Tuesday, February 19, 2013

Instilling false memory

Steven Ross Pomeroy writes in a SciAm blog:
How to implant false memories in your friends, in four steps:

In The Demon-Haunted World, Carl Sagan argued that implanting false memories in people is not only possible, but is actually pretty easy when attempted in the proper settings with a gullible subject, ...

Once you’ve got your target singled out, the next, and possibly the most critical step, is to fabricate a memory. The false memory should have “taken place” at least a year in the past, not be unduly intricate, and not be something that might engender strong feelings of emotion.

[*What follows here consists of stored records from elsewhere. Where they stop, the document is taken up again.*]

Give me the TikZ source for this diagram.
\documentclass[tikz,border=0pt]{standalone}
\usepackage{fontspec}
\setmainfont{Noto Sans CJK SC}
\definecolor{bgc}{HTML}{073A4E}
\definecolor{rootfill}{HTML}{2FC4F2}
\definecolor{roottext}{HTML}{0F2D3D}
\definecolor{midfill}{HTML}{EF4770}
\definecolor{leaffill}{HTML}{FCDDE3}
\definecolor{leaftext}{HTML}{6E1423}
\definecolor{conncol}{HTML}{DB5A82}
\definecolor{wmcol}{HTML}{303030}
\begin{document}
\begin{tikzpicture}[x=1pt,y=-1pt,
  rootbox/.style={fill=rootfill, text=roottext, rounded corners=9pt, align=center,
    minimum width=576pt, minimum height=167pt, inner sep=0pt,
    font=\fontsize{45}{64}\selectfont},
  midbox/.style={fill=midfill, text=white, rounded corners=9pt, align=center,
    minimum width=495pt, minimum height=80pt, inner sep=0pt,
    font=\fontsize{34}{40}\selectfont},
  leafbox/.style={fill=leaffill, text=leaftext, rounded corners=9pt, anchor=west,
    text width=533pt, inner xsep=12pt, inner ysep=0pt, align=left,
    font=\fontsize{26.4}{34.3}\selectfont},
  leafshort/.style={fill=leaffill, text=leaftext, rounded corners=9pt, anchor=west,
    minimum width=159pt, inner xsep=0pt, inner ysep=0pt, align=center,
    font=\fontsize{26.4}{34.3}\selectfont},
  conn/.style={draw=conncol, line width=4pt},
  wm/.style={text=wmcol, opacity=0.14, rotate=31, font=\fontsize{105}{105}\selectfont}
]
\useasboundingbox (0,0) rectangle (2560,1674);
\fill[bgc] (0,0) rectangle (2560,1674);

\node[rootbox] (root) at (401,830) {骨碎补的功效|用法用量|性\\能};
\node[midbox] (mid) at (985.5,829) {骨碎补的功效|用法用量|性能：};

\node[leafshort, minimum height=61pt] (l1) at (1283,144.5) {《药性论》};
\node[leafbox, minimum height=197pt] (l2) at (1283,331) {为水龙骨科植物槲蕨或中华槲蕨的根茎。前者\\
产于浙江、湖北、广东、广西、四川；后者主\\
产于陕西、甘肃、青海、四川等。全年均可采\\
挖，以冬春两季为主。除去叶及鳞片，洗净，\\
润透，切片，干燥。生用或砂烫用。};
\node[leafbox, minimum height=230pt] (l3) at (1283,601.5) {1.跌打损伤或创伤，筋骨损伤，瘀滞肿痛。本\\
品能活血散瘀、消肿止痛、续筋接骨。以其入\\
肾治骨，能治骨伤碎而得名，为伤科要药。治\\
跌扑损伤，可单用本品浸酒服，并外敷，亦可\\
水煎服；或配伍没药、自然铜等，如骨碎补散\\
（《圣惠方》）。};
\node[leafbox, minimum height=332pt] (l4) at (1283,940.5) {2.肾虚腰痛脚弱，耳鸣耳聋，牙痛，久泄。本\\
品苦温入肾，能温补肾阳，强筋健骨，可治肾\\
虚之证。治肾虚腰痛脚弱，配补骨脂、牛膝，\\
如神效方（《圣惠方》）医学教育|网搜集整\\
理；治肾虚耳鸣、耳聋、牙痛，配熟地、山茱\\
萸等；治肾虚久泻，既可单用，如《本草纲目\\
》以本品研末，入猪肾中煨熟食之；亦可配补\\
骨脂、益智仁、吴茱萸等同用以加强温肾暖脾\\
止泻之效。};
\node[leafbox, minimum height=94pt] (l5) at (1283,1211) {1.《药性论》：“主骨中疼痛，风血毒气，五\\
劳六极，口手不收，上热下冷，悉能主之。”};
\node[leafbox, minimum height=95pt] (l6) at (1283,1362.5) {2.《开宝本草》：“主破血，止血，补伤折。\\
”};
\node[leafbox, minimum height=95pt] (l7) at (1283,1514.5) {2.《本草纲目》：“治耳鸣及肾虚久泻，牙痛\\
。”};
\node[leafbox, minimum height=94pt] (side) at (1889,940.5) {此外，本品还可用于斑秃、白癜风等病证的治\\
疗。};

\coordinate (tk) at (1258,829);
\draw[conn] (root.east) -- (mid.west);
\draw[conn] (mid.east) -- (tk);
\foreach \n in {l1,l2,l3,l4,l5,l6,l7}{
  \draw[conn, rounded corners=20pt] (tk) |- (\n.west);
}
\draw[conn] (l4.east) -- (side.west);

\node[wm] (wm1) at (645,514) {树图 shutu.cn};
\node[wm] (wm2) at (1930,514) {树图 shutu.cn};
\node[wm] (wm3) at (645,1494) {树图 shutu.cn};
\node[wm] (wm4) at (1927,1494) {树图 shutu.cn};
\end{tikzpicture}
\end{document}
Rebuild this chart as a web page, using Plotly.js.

Studies have shown that it’s easy to make people falsely recall small details about events, but as the fake memories grow in complexity and specificity, implantation grows progressively harder, though not impossible. After three interviews, researchers at Western Washington University succeeded in getting subjects to recall details about accidentally spilling a bowl of punch on the parents of the bride at a wedding reception. ...

Still, implanting a false memory in a person, and having them fully believe it, takes some doing. Even in the lab, researchers succeed less than half of the time…
Even sincere and honest people can be duped, so you cannot always believe what they say.

1 comment:

A K Haart said...

It would be cool if the false memory installed by a researcher in a subject was actually a false memory installed by the subject in the researcher.

ie a false memory of installing a false memory.